━━ THE RECORDS ━━

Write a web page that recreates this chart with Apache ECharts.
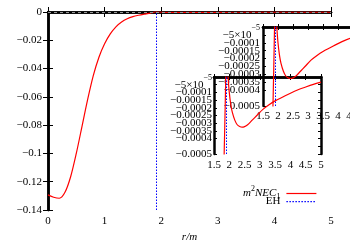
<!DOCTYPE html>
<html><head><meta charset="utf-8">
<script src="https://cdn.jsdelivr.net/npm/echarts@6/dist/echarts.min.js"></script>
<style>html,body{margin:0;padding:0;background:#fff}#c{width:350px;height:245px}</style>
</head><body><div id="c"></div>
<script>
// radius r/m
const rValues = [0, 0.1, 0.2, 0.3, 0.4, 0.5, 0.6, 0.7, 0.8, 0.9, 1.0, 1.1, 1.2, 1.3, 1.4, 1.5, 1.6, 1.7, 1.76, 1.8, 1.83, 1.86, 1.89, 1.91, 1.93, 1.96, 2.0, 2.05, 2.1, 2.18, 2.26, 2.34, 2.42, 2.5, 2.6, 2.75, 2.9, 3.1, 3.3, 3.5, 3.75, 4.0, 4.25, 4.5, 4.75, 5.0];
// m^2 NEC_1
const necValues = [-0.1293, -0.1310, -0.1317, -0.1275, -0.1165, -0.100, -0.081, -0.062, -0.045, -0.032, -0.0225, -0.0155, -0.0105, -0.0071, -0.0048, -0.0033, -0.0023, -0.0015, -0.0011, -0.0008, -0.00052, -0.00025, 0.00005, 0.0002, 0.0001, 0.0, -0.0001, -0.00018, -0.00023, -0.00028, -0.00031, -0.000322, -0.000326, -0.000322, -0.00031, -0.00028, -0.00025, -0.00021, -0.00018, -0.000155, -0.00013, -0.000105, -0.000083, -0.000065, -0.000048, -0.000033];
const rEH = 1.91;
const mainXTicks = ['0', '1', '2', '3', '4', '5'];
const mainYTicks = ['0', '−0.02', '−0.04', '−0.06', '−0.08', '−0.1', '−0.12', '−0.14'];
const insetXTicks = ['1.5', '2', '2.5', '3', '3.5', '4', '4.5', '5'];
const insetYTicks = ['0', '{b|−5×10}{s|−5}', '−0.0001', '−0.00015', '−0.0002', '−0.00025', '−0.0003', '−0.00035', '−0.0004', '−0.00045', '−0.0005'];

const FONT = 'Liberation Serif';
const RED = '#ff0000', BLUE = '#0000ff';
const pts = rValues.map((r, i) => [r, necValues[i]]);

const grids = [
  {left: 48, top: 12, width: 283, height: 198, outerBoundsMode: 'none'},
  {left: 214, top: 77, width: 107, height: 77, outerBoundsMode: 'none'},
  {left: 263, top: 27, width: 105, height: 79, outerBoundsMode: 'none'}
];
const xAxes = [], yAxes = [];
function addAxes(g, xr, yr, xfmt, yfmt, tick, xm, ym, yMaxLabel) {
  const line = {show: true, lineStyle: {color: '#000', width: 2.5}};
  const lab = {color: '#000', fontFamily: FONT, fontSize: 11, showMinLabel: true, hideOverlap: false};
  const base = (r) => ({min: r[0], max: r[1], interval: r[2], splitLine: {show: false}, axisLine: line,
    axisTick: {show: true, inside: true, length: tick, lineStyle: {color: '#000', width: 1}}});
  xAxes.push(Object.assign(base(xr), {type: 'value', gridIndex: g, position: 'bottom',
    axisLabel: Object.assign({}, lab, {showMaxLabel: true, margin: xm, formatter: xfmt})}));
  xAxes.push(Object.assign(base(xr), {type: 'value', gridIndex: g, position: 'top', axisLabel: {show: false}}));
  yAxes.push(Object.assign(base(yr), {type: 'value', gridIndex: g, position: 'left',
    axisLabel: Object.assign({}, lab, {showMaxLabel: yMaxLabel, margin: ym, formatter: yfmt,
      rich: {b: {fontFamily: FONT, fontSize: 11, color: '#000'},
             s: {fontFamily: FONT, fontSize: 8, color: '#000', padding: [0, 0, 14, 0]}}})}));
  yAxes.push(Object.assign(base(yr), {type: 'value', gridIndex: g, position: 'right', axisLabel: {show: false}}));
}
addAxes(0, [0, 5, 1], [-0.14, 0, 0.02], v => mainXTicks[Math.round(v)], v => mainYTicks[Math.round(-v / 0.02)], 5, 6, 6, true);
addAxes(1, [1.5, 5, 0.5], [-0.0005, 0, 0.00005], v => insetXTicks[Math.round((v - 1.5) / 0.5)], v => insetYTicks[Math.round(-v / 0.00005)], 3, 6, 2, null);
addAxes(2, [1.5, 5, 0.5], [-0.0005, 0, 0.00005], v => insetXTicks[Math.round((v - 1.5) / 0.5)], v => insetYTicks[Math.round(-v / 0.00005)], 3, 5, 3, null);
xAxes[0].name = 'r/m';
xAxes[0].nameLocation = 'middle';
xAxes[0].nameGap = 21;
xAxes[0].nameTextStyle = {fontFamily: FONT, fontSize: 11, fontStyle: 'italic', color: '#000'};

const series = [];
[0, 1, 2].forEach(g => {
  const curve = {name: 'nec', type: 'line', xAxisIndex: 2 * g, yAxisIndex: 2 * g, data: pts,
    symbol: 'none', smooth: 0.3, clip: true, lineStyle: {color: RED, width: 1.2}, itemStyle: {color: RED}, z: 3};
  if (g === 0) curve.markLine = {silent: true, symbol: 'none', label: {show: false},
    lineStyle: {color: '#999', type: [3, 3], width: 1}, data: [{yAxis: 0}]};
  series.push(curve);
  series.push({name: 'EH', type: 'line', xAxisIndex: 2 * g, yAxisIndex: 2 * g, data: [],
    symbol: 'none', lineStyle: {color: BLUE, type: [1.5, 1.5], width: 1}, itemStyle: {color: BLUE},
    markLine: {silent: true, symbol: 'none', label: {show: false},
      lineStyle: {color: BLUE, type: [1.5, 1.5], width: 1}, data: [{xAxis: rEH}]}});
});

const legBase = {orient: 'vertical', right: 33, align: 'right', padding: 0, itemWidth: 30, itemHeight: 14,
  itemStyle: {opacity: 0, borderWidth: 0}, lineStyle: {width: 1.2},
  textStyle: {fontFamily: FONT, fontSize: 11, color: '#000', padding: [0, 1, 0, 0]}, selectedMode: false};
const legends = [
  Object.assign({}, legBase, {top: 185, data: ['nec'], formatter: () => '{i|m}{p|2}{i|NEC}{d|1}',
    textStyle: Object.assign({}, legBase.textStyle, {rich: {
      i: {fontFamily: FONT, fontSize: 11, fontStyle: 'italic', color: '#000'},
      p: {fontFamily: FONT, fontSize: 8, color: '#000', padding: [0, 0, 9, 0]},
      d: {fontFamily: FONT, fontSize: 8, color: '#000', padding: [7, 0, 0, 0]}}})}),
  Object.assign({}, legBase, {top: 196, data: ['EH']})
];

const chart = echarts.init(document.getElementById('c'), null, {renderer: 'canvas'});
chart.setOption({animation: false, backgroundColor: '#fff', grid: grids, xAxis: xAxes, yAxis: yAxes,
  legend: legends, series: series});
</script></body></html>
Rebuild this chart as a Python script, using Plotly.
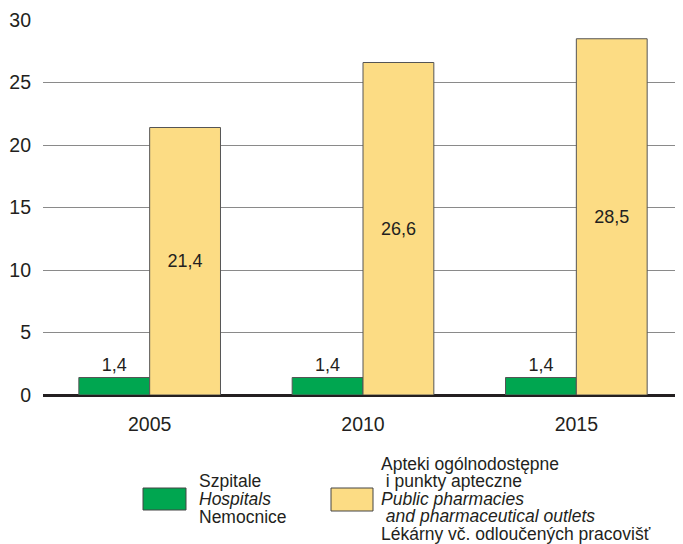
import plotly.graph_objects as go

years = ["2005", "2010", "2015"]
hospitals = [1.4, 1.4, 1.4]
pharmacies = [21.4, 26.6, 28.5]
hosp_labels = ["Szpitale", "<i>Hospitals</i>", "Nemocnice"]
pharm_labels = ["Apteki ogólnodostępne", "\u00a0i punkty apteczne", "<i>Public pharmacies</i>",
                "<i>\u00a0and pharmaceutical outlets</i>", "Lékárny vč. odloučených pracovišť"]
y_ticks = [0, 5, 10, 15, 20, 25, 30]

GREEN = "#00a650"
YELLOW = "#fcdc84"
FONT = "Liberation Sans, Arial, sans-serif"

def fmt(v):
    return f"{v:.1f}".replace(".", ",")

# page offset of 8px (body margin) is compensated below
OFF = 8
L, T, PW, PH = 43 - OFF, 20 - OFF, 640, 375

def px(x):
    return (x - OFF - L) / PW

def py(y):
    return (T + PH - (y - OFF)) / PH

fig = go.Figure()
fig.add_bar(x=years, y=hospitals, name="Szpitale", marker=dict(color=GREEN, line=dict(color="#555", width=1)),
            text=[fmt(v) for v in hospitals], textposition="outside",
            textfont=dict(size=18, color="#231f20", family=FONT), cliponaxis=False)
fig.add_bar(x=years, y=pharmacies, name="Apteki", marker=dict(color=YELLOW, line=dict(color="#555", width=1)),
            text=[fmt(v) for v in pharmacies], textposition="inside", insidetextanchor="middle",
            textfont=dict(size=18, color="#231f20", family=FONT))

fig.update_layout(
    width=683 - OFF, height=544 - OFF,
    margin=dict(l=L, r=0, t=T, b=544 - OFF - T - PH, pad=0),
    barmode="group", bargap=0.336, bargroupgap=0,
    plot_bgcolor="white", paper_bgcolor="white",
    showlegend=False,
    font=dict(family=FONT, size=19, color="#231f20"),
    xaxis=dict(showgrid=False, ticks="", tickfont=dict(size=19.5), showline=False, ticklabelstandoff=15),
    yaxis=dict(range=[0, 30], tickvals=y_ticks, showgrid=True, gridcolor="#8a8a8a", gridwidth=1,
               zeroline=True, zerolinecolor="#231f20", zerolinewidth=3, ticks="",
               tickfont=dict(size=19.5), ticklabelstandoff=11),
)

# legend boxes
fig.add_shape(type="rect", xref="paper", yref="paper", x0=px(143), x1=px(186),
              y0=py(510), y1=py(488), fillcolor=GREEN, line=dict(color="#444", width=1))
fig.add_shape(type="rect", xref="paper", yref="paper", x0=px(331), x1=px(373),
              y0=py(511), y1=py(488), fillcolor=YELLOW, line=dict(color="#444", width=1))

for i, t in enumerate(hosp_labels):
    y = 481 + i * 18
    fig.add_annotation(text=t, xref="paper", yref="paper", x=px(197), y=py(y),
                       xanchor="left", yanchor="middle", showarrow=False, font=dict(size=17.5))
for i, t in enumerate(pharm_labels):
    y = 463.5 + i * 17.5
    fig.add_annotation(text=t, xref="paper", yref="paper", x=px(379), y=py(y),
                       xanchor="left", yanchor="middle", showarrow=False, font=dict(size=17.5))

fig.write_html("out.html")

━━━

#### BRIEF:
Reproduce, word for word, only the lines in the records above from the line with "Rebuild this chart" through the line with "return (T + PH - (y - OFF)) / PH", including both ends; omit the pictures.

#### WRITTEN SOLUTION:
Rebuild this chart as a Python script, using Plotly.
import plotly.graph_objects as go

years = ["2005", "2010", "2015"]
hospitals = [1.4, 1.4, 1.4]
pharmacies = [21.4, 26.6, 28.5]
hosp_labels = ["Szpitale", "<i>Hospitals</i>", "Nemocnice"]
pharm_labels = ["Apteki ogólnodostępne", "\u00a0i punkty apteczne", "<i>Public pharmacies</i>",
                "<i>\u00a0and pharmaceutical outlets</i>", "Lékárny vč. odloučených pracovišť"]
y_ticks = [0, 5, 10, 15, 20, 25, 30]

GREEN = "#00a650"
YELLOW = "#fcdc84"
FONT = "Liberation Sans, Arial, sans-serif"

def fmt(v):
    return f"{v:.1f}".replace(".", ",")

# page offset of 8px (body margin) is compensated below
OFF = 8
L, T, PW, PH = 43 - OFF, 20 - OFF, 640, 375

def px(x):
    return (x - OFF - L) / PW

def py(y):
    return (T + PH - (y - OFF)) / PH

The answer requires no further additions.